Oh Noz! Unintended Consequences!by Brad Warbiany
A few months ago, when Pelosi crowed about the immediate effects of Obamacare, I pointed out a long list of them and my responses. My thoughts:
6. NO DISCRIMINATON AGAINST CHILDREN WITH PRE-EXISTING CONDITIONS—Prohibits health plans from denying coverage to children with pre-existing conditions. Effective 6 months after enactment. (Beginning in 2014, this prohibition would apply to all persons.)
Again, an increase to private health insurance premiums. But hey, who’ll complain? After all, it’s for the children.

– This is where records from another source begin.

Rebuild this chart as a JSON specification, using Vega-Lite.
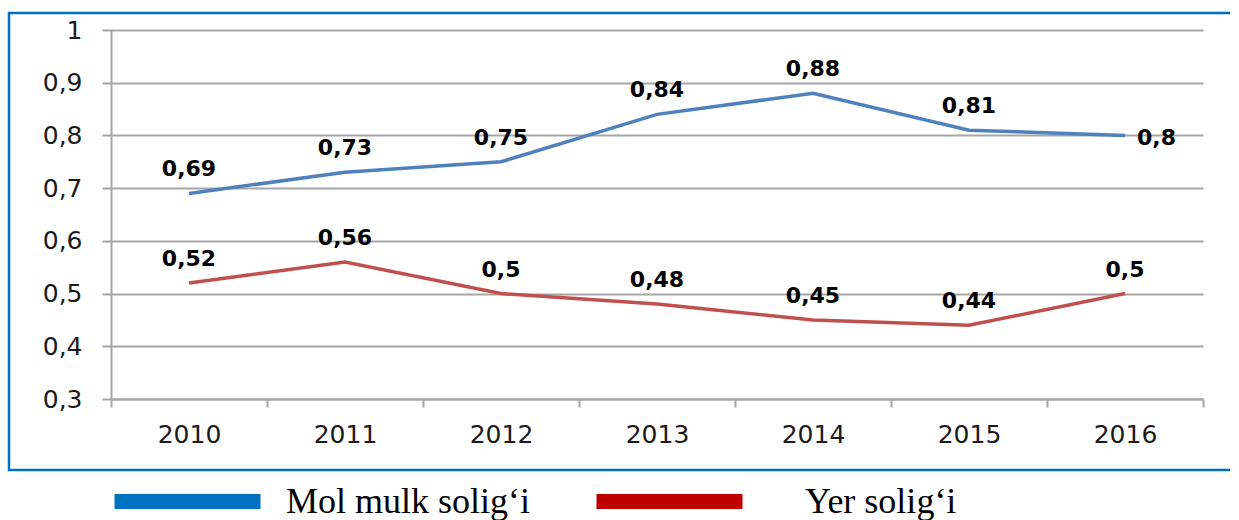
{
  "$schema": "https://vega.github.io/schema/vega-lite/v6.json",
  "autosize": {"type": "none"},
  "padding": {"left": 9, "top": 13, "right": 9, "bottom": 50},
  "width": 1221,
  "height": 457,
  "background": "white",
  "view": {"stroke": "#0070C0", "strokeWidth": 2.5, "strokeDash": [1221, 457, 1678], "strokeDashOffset": 0},
  "config": {
    "locale": {"number": {"decimal": ",", "thousands": " ", "grouping": [3], "currency": ["", ""]}}
  },
  "data": {
    "values": [
      {"year": "2010", "series": "Mol mulk solig‘i", "value": 0.69},
      {"year": "2011", "series": "Mol mulk solig‘i", "value": 0.73},
      {"year": "2012", "series": "Mol mulk solig‘i", "value": 0.75},
      {"year": "2013", "series": "Mol mulk solig‘i", "value": 0.84},
      {"year": "2014", "series": "Mol mulk solig‘i", "value": 0.88},
      {"year": "2015", "series": "Mol mulk solig‘i", "value": 0.81},
      {"year": "2016", "series": "Mol mulk solig‘i", "value": 0.8},
      {"year": "2010", "series": "Yer solig‘i", "value": 0.52},
      {"year": "2011", "series": "Yer solig‘i", "value": 0.56},
      {"year": "2012", "series": "Yer solig‘i", "value": 0.5},
      {"year": "2013", "series": "Yer solig‘i", "value": 0.48},
      {"year": "2014", "series": "Yer solig‘i", "value": 0.45},
      {"year": "2015", "series": "Yer solig‘i", "value": 0.44},
      {"year": "2016", "series": "Yer solig‘i", "value": 0.5}
    ]
  },
  "encoding": {
    "x": {
      "field": "year", "type": "ordinal", "bandPosition": 0.5,
      "scale": {"type": "band", "range": [102, 1194], "paddingInner": 0, "paddingOuter": 0},
      "axis": {
        "title": null, "orient": "bottom", "offset": -71,
        "domainColor": "#A6A6A6", "domainWidth": 2,
        "tickBand": "extent", "tickColor": "#A6A6A6", "tickWidth": 2, "tickSize": 8,
        "labelFont": "DejaVu Sans", "labelFontSize": 25, "labelColor": "#1a1a1a",
        "labelPadding": 15, "labelAngle": 0, "grid": false
      }
    },
    "y": {
      "field": "value", "type": "quantitative",
      "scale": {"domain": [0.3, 1], "range": [386, 17], "nice": false, "zero": false},
      "axis": {
        "title": null, "orient": "left", "offset": -102,
        "values": [0.3, 0.4, 0.5, 0.6, 0.7, 0.8, 0.9, 1],
        "format": ".1~f",
        "domainColor": "#A6A6A6", "domainWidth": 2,
        "grid": true, "gridColor": "#A6A6A6", "gridWidth": 2,
        "tickColor": "#A6A6A6", "tickWidth": 2, "tickSize": 9,
        "labelFont": "DejaVu Sans", "labelFontSize": 25, "labelColor": "#1a1a1a",
        "labelPadding": 20
      }
    }
  },
  "layer": [
    {
      "mark": {"type": "line", "strokeWidth": 3.5, "clip": false},
      "encoding": {
        "color": {
          "field": "series", "type": "nominal",
          "scale": {"domain": ["Mol mulk solig‘i", "Yer solig‘i"], "range": ["#4F81BD", "#C0504D"]},
          "legend": null
        }
      }
    },
    {
      "transform": [{"filter": "datum.series === 'Mol mulk solig‘i'"}],
      "mark": {"type": "line", "opacity": 0},
      "encoding": {
        "stroke": {
          "field": "series", "type": "nominal",
          "scale": {"range": ["#0070C0"]},
          "legend": {
            "title": null, "orient": "none", "legendX": 98, "legendY": 408,
            "symbolType": "stroke", "symbolSize": 21316, "symbolStrokeWidth": 15,
            "symbolStrokeColor": "#0070C0", "symbolOpacity": 1,
            "labelFont": "Liberation Serif", "labelFontSize": 36, "labelColor": "black",
            "labelOffset": 18, "padding": 0, "labelLimit": 0
          }
        }
      }
    },
    {
      "transform": [{"filter": "datum.series === 'Yer solig‘i'"}],
      "mark": {"type": "point", "opacity": 0, "filled": true},
      "encoding": {
        "fill": {
          "field": "series", "type": "nominal",
          "scale": {"range": ["#C00000"]},
          "legend": {
            "title": null, "orient": "none", "legendX": 580, "legendY": 408,
            "symbolType": "stroke", "symbolSize": 21316, "symbolStrokeWidth": 15,
            "symbolStrokeColor": "#C00000", "symbolOpacity": 1,
            "labelFont": "Liberation Serif", "labelFontSize": 36, "labelColor": "black",
            "labelOffset": 55, "padding": 0, "labelLimit": 0
          }
        }
      }
    },
    {
      "transform": [{"filter": "!(datum.series === 'Mol mulk solig‘i' && datum.year === '2016')"}],
      "mark": {"type": "text", "font": "DejaVu Sans", "fontWeight": "bold", "fontSize": 22, "dy": -24, "color": "black"},
      "encoding": {"text": {"field": "value", "type": "quantitative", "format": ".2~f"}}
    },
    {
      "transform": [{"filter": "datum.series === 'Mol mulk solig‘i' && datum.year === '2016'"}],
      "mark": {"type": "text", "font": "DejaVu Sans", "fontWeight": "bold", "fontSize": 22, "dx": 12, "dy": 3, "align": "left", "color": "black"},
      "encoding": {"text": {"field": "value", "type": "quantitative", "format": ".2~f"}}
    }
  ],
  "resolve": {"scale": {"stroke": "independent", "fill": "independent"}}
}
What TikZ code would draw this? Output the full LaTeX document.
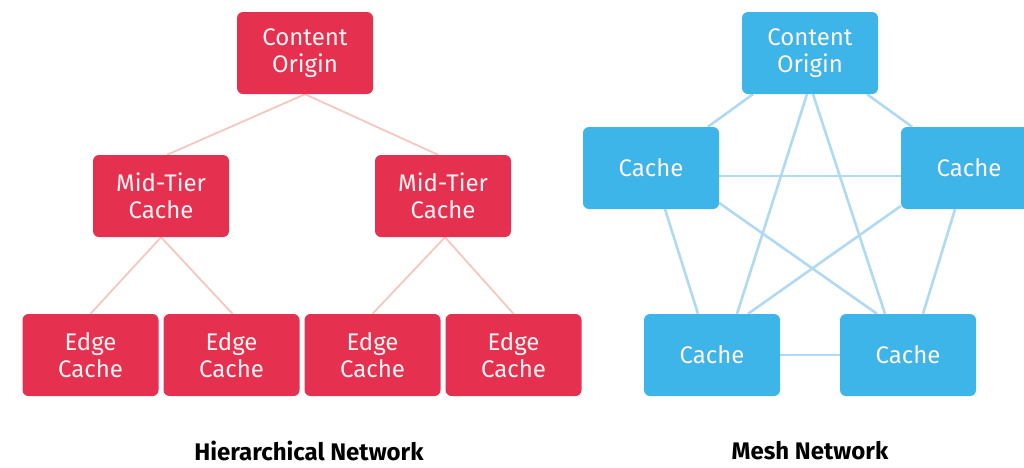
\documentclass[tikz,border=0pt]{standalone}
\usepackage{fontspec}
\setmainfont{Fira Sans}
\usetikzlibrary{backgrounds}
\definecolor{hred}{HTML}{E5304F}
\definecolor{mblue}{HTML}{3DB5E8}
\definecolor{hline}{HTML}{F6C7BF}
\definecolor{mline}{HTML}{B0DAF3}
\definecolor{boxtext}{HTML}{FFF4F4}
\begin{document}
\begin{tikzpicture}[x=1pt,y=-1pt,
  box/.style={rounded corners=6pt, minimum width=136pt, minimum height=82pt,
    inner sep=0pt, align=center, text=boxtext,
    font=\fontsize{24}{26.5}\selectfont},
  redbox/.style={box, fill=hred},
  bluebox/.style={box, fill=mblue},
  hlink/.style={draw=hline, line width=1.8pt},
  mlink/.style={draw=mline, line width=2.6pt},
  title/.style={font=\bfseries\fontsize{24}{28}\selectfont, text=black, inner sep=0pt}]
\clip (0,0) rectangle (1024,467);
\useasboundingbox (0,0) rectangle (1024,467);
% Hierarchical
\node[redbox] (o1) at (305,53) {Content\\Origin};
\node[redbox] (m1) at (161,196) {Mid-Tier\\Cache};
\node[redbox] (m2) at (443,196) {Mid-Tier\\Cache};
\node[redbox] (e1) at (90.5,355) {Edge\\Cache};
\node[redbox] (e2) at (231.5,355) {Edge\\Cache};
\node[redbox] (e3) at (372.5,355) {Edge\\Cache};
\node[redbox] (e4) at (513.5,355) {Edge\\Cache};
% Mesh
\node[bluebox] (o2) at (810,53) {Content\\Origin};
\node[bluebox] (cl) at (651,168) {Cache};
\node[bluebox] (cr) at (969,168) {Cache};
\node[bluebox] (bl) at (712,355) {Cache};
\node[bluebox] (br) at (908,355) {Cache};
\node[title] (t1) at (309,451) {Hierarchical Network};
\node[title] (t2) at (810,451) {Mesh Network};
\begin{scope}[on background layer]
\draw[hlink] (o1.south) -- ([xshift=6pt]m1.north);
\draw[hlink] (o1.south) -- ([xshift=-5pt]m2.north);
\draw[hlink] (m1.south) -- (e1.north);
\draw[hlink] (m1.south) -- ([xshift=1pt]e2.north);
\draw[hlink] ([xshift=2pt]m2.south) -- (e3.north);
\draw[hlink] ([xshift=2pt]m2.south) -- (e4.north);
\draw[mlink] (o2) -- (cl);
\draw[mlink] (o2) -- (cr);
\draw[mlink] ([yshift=-8pt]cl.east) -- ([yshift=-8pt]cr.west);
\draw[mlink] ([xshift=-3pt]o2.south) -- ([xshift=25pt]bl.north);
\draw[mlink] ([xshift=3pt]o2.south) -- ([xshift=-23pt]br.north);
\draw[mlink] ([xshift=14pt]cl.south) -- ([xshift=-14pt]bl.north);
\draw[mlink] ([yshift=-35pt]cl.east) -- ([xshift=-31pt]br.north);
\draw[mlink] ([yshift=-38pt]cr.west) -- ([xshift=36pt]bl.north);
\draw[mlink] ([xshift=-14pt]cr.south) -- ([xshift=15pt]br.north);
\draw[mlink] (bl) -- (br);
\end{scope}
\end{tikzpicture}
\end{document}
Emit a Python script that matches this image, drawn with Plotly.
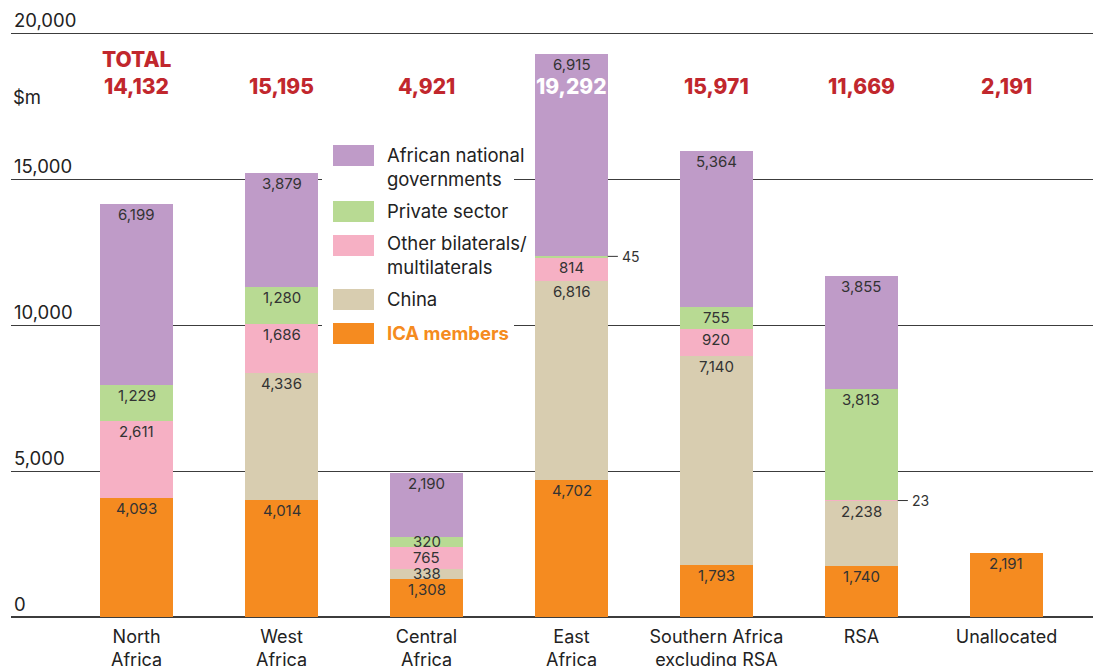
import plotly.graph_objects as go

# ---------------- data ----------------
categories = ["North<br>Africa", "West<br>Africa", "Central<br>Africa", "East<br>Africa",
              "Southern Africa<br>excluding RSA", "RSA", "Unallocated"]
ica_members = [4093, 4014, 1308, 4702, 1793, 1740, 2191]
china = [0, 4336, 338, 6816, 7140, 2238, 0]
other_bilaterals = [2611, 1686, 765, 814, 920, 23, 0]
private_sector = [1229, 1280, 320, 45, 755, 3813, 0]
african_governments = [6199, 3879, 2190, 6915, 5364, 3855, 0]
totals = ["14,132", "15,195", "4,921", "19,292", "15,971", "11,669", "2,191"]
y_tick_values = [0, 5000, 10000, 15000, 20000]
y_tick_labels = ["0", "5,000", "10,000", "15,000", "20,000"]

series = [
    ("ICA members", ica_members, "#f58b20"),
    ("China", china, "#d8cdb0"),
    ("Other bilaterals/<br>multilaterals", other_bilaterals, "#f6b0c4"),
    ("Private sector", private_sector, "#b8da93"),
    ("African national<br>governments", african_governments, "#bf9bc8"),
]

FONT = "Inter"
W, H = 1093, 666
L, R, T, B = 11, 0, 4, 49
PW, PH = W - L - R, H - T - B


def px_x(p):
    return (p - L) / PW


def px_y(p):
    return (H - B - p) / PH


fig = go.Figure()
for name, vals, color in series:
    fig.add_trace(go.Bar(
        x=categories, y=vals, name=name,
        marker=dict(color=color, line=dict(width=0)),
        width=[0.5] * len(categories),
        showlegend=False, hoverinfo="skip",
    ))

shapes = []
annotations = []
label_font = dict(family=FONT, size=15, color="#333333")

# segment labels and small segment call-outs
for si, (name, vals, color) in enumerate(series):
    for ci, v in enumerate(vals):
        if v <= 0:
            continue
        base = sum(series[k][1][ci] for k in range(si))
        top = base + v
        if v < 100:
            mid = base + v / 2
            shapes.append(dict(type="line", xref="x", yref="y",
                               x0=ci + 0.25, x1=ci + 0.32, y0=mid, y1=mid,
                               line=dict(color="#333333", width=1)))
            annotations.append(dict(x=ci + 0.335, y=mid, xref="x", yref="y",
                                    text=f"{v:,}", showarrow=False, xanchor="left",
                                    yanchor="middle",
                                    font=dict(family=FONT, size=14, color="#333333")))
        elif v < 550:
            annotations.append(dict(x=ci, y=base + v / 2, xref="x", yref="y",
                                    text=f"{v:,}", showarrow=False, xanchor="center",
                                    yanchor="middle", font=label_font))
        else:
            annotations.append(dict(x=ci, y=top, xref="x", yref="y",
                                    text=f"{v:,}", showarrow=False, xanchor="center",
                                    yanchor="top", yshift=1, font=label_font))

# totals
for ci, t in enumerate(totals):
    annotations.append(dict(x=ci, y=px_y(87), xref="x", yref="paper", text=t,
                            showarrow=False, xanchor="center", yanchor="middle",
                            font=dict(family=FONT, size=21, weight=800,
                                      color="#ffffff" if ci == 3 else "#c1272d")))
annotations.append(dict(x=0, y=px_y(60), xref="x", yref="paper", text="TOTAL",
                        showarrow=False, xanchor="center", yanchor="middle",
                        font=dict(family=FONT, size=21, weight=800, color="#c1272d")))

# unit label
annotations.append(dict(x=0, y=px_y(97), xref="paper", yref="paper", text="$m",
                        showarrow=False, xanchor="left", yanchor="middle",
                        font=dict(family=FONT, size=18.5, color="#222222")))

# legend (manual)
shapes.append(dict(type="rect", xref="paper", yref="paper", layer="above",
                   x0=px_x(322), x1=px_x(514), y0=px_y(350), y1=px_y(138),
                   fillcolor="white", line=dict(width=0)))
legend_rows = [
    ("African national<br>governments", "#bf9bc8", 145, 166, 167, "#222222", False),
    ("Private sector", "#b8da93", 201, 222, 211, "#222222", False),
    ("Other bilaterals/<br>multilaterals", "#f6b0c4", 235, 256, 255, "#222222", False),
    ("China", "#d8cdb0", 289, 310, 299, "#222222", False),
    ("ICA members", "#f58b20", 323, 344, 333, "#f58b20", True),
]
for label, color, y0, y1, ty, tcol, bold in legend_rows:
    shapes.append(dict(type="rect", xref="paper", yref="paper", layer="above",
                       x0=px_x(333), x1=px_x(374), y0=px_y(y1), y1=px_y(y0),
                       fillcolor=color, line=dict(width=0)))
    annotations.append(dict(x=px_x(385), y=px_y(ty), xref="paper", yref="paper",
                            text=f"<b>{label}</b>" if bold else label,
                            showarrow=False, xanchor="left", yanchor="middle", align="left",
                            font=dict(family=FONT, size=18.5, color=tcol)))

fig.update_layout(
    width=W, height=H,
    margin=dict(l=L, r=R, t=T, b=B, autoexpand=False),
    barmode="stack",
    plot_bgcolor="white", paper_bgcolor="white",
    font=dict(family=FONT, color="#222222"),
    shapes=shapes, annotations=annotations,
    xaxis=dict(range=[-0.866, 6.597], showgrid=False, showline=False, ticks="",
               ticklabelstandoff=7, automargin=False,
               tickfont=dict(family=FONT, size=18, color="#222222"), fixedrange=True),
    yaxis=dict(range=[0, 21000], tickvals=y_tick_values, ticktext=y_tick_labels,
               showgrid=True, gridcolor="#3c3c3c", gridwidth=1.3,
               zeroline=True, zerolinecolor="#3c3c3c", zerolinewidth=1.6,
               ticklabelposition="inside top", ticks="", automargin=False,
               tickfont=dict(family=FONT, size=18.5, color="#222222"), fixedrange=True),
    showlegend=False,
)

fig.write_html("out.html", config={"displayModeBar": False},
               post_script="document.body.style.margin='0px';")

Today, it looks like one is becoming even worse than I’d thought:
In Florida, Blue Cross and Blue Shield, Aetna, and Golden Rule — a subsidiary of UnitedHealthcare — notified the insurance commissioner that they will stop issuing individual policies for children, said Jack McDermott, a spokesman for McCarty.
The major types of coverage for children — employer plans and government programs — are not be affected by the disruption. But a subset of policies — those that cover children as individuals — may run into problems. Even so, insurers are not canceling children’s coverage already issued, but refusing to write new policies.
The administration reacted sharply to the pullback. “We’re disappointed that a small number of insurance companies are taking this unwarranted and unnecessary step,” said Jessica Santillo, a spokeswoman for the Health and Human Services department.
Starting later this year, the health care overhaul law requires insurers to accept children regardless of medical problems — a major early benefit of the complex legislation. Insurers are worried that parents will wait until kids get sick to sign them up, saddling the companies with unpredictable costs.
Blue Cross and Blue Shield of Florida issues about 9,000 to 10,000 new policies a year that only cover children. Vice president Randy Kammer said the company’s experts calculated that guaranteeing coverage for children could raise premiums for other individual policy holders by as much as 20 percent.
“We believe that the majority of people who would buy this policy were going to use it immediately, probably for high cost claims,” said Kammer. “Guaranteed issue means you could technically buy it on the way to the hospital.”
Of course, I’m being generous here in my suggestion than muscling private insurers out of providing coverage is truly an “unintended” consequence.